* START Working data *

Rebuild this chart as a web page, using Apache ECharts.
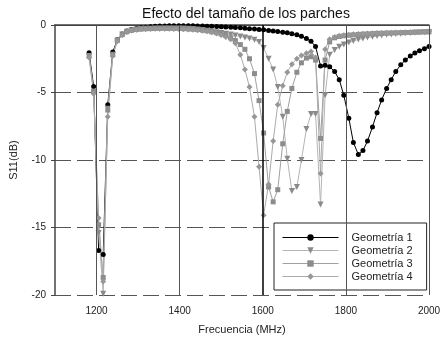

* END Working data *
* START Working data *

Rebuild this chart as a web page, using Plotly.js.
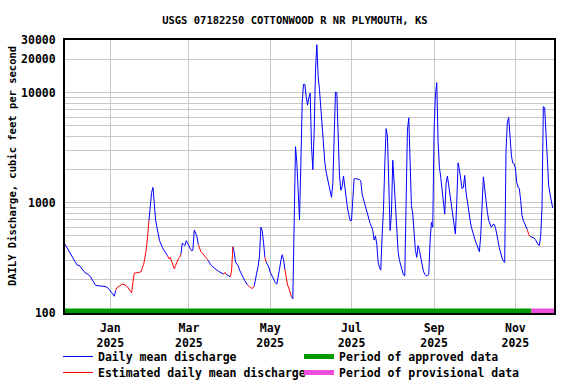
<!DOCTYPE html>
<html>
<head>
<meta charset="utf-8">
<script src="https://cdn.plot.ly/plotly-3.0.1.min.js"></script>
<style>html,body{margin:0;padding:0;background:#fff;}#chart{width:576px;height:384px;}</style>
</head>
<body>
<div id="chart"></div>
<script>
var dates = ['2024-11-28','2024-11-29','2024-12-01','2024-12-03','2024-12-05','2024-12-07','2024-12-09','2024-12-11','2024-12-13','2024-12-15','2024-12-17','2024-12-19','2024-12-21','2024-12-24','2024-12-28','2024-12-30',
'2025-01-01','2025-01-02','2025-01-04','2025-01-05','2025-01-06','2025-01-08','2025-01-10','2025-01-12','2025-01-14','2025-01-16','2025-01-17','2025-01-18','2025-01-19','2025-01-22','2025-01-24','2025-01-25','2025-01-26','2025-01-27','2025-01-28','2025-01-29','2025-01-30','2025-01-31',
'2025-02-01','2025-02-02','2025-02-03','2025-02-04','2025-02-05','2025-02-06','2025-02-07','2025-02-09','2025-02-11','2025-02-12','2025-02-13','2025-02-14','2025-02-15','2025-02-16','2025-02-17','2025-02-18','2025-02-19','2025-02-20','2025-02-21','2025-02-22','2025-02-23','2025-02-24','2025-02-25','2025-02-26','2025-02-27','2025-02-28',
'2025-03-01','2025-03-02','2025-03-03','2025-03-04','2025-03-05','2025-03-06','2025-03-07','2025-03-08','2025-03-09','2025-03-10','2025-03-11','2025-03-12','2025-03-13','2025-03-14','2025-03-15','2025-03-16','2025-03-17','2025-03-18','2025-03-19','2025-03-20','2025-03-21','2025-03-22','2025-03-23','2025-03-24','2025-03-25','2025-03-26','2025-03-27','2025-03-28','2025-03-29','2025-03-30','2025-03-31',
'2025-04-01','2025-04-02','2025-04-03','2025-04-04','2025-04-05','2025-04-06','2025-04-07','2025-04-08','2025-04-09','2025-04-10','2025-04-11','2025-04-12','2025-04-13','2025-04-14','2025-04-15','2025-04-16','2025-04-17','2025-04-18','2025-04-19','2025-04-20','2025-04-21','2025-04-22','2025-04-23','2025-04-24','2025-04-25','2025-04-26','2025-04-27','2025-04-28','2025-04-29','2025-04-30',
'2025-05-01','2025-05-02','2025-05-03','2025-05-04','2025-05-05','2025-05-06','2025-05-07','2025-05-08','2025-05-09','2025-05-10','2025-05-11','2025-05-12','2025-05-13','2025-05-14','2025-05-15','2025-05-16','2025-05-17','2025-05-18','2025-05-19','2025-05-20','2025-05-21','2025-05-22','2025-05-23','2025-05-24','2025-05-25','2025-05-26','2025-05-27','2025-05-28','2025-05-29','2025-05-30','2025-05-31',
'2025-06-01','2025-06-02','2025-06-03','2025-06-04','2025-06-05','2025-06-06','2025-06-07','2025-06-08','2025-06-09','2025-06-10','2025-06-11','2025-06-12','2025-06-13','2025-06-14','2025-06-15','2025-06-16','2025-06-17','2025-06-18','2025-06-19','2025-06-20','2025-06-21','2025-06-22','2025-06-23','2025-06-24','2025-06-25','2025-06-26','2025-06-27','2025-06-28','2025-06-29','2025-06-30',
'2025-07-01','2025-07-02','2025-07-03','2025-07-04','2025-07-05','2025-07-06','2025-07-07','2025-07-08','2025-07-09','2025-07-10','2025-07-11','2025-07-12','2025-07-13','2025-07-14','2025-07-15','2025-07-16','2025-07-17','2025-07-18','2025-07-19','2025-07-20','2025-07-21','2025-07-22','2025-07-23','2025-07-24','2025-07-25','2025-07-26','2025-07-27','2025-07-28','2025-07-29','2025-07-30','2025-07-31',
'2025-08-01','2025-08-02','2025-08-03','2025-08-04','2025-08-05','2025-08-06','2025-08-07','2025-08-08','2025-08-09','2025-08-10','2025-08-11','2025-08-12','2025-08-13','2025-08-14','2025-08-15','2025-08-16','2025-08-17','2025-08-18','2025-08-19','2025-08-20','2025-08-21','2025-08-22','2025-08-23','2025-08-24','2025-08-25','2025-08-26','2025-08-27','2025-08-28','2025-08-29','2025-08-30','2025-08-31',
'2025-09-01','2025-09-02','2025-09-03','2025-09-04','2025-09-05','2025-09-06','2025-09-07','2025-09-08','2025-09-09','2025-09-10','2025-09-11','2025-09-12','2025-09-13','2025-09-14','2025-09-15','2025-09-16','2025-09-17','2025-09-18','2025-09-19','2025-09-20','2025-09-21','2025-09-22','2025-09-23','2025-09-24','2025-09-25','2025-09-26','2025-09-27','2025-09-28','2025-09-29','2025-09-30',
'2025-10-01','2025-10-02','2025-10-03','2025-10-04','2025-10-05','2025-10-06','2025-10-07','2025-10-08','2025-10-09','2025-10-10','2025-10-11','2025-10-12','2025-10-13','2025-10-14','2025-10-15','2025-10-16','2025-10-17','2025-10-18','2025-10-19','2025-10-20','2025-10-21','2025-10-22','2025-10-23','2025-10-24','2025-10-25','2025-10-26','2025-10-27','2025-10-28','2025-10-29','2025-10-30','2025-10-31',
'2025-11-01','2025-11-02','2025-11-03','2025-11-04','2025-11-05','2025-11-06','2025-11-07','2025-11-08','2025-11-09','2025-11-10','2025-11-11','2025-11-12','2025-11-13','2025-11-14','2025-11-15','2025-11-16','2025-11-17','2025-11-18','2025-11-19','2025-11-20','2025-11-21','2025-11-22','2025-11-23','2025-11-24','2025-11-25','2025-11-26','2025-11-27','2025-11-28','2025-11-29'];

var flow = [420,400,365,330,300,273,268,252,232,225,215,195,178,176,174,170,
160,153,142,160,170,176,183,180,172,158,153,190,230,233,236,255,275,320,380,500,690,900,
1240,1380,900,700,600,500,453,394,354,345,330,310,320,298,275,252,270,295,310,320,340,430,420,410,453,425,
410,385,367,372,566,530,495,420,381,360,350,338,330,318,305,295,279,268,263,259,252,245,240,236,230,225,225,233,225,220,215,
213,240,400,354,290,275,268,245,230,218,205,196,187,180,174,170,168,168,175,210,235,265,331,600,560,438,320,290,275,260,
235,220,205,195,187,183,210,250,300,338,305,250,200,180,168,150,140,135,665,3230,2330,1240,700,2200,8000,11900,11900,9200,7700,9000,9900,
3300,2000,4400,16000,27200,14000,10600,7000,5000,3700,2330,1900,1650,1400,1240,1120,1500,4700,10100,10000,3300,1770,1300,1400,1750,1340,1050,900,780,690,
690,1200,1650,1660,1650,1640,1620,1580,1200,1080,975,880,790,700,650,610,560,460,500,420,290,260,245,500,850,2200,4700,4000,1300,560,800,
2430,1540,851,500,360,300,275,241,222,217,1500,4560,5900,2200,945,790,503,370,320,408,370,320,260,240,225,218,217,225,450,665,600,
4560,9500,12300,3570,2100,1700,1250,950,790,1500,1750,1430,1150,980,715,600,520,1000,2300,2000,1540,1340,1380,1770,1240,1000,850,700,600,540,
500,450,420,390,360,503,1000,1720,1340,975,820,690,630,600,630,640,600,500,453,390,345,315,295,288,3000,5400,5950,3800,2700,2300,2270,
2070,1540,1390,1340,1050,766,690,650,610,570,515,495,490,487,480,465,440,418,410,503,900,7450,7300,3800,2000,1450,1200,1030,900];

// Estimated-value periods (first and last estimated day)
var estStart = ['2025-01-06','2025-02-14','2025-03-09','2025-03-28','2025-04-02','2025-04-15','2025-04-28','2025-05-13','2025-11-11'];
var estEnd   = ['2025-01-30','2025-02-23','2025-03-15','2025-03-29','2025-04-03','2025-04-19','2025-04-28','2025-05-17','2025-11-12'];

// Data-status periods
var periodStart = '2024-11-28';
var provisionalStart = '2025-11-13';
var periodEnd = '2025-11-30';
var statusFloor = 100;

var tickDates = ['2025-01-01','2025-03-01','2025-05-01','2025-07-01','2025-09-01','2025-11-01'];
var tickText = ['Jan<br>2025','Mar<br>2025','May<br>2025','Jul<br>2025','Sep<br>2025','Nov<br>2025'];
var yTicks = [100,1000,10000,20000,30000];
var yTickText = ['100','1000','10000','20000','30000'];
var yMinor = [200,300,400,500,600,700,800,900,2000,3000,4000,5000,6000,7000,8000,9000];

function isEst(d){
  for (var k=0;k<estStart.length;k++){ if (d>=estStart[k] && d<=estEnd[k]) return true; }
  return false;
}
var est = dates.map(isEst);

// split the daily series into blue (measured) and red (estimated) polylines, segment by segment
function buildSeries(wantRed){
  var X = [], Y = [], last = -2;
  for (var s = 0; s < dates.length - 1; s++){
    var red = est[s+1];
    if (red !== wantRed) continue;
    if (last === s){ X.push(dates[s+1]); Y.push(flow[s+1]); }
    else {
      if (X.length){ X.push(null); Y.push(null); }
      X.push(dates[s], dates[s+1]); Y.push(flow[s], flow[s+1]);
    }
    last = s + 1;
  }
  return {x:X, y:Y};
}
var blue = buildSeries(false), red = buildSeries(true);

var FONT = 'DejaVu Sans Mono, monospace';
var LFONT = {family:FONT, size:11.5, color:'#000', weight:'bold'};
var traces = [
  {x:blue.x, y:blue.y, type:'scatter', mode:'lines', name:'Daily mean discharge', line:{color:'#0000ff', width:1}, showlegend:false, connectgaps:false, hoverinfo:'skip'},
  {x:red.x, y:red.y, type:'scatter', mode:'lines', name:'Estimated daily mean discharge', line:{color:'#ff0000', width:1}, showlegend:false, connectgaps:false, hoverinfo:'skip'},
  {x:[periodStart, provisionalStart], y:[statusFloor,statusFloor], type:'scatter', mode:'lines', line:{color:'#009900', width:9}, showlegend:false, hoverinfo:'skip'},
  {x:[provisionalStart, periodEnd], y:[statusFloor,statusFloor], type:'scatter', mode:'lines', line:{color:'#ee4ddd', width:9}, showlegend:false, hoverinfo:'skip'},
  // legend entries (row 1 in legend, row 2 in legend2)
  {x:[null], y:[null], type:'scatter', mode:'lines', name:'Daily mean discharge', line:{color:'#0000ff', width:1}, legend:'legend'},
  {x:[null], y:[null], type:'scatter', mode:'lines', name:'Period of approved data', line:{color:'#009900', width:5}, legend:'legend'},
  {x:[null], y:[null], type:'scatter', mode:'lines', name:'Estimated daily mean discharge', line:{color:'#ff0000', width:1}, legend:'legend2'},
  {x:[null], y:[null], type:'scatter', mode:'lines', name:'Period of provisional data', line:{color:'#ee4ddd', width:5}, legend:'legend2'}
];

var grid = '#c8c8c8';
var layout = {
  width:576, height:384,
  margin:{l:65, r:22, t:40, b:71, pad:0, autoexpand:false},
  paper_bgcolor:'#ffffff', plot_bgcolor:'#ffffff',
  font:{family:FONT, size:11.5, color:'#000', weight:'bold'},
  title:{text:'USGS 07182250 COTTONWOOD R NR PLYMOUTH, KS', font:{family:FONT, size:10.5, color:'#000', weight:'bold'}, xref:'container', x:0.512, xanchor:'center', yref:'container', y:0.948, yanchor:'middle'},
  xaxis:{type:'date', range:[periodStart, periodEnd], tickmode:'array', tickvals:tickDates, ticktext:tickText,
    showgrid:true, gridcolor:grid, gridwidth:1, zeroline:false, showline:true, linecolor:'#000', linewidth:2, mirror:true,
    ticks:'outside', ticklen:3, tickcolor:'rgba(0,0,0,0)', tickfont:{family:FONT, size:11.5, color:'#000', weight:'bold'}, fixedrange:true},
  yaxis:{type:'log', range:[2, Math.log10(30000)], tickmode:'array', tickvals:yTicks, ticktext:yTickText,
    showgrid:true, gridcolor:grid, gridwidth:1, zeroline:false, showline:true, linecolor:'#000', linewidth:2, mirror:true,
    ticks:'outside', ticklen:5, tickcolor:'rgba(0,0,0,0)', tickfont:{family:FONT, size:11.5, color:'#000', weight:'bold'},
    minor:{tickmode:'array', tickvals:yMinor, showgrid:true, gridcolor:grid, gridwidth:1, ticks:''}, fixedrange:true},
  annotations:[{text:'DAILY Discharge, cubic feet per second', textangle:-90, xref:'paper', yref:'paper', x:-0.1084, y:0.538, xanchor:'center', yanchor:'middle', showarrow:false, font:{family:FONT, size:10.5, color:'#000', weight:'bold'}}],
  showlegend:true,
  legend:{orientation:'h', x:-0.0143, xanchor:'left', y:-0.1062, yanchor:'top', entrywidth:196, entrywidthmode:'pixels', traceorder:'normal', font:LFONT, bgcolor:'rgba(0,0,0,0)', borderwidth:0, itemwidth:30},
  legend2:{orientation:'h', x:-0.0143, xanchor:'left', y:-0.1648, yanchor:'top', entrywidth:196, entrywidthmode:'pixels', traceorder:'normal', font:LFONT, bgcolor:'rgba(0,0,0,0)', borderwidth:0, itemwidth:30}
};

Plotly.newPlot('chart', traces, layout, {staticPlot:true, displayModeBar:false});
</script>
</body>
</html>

* END Working data *

◆ Work to complete: Your task is to list each line of the records with the word "this".

◆ In response:
Rebuild this chart as a web page, using Apache ECharts.
Rebuild this chart as a web page, using Plotly.js.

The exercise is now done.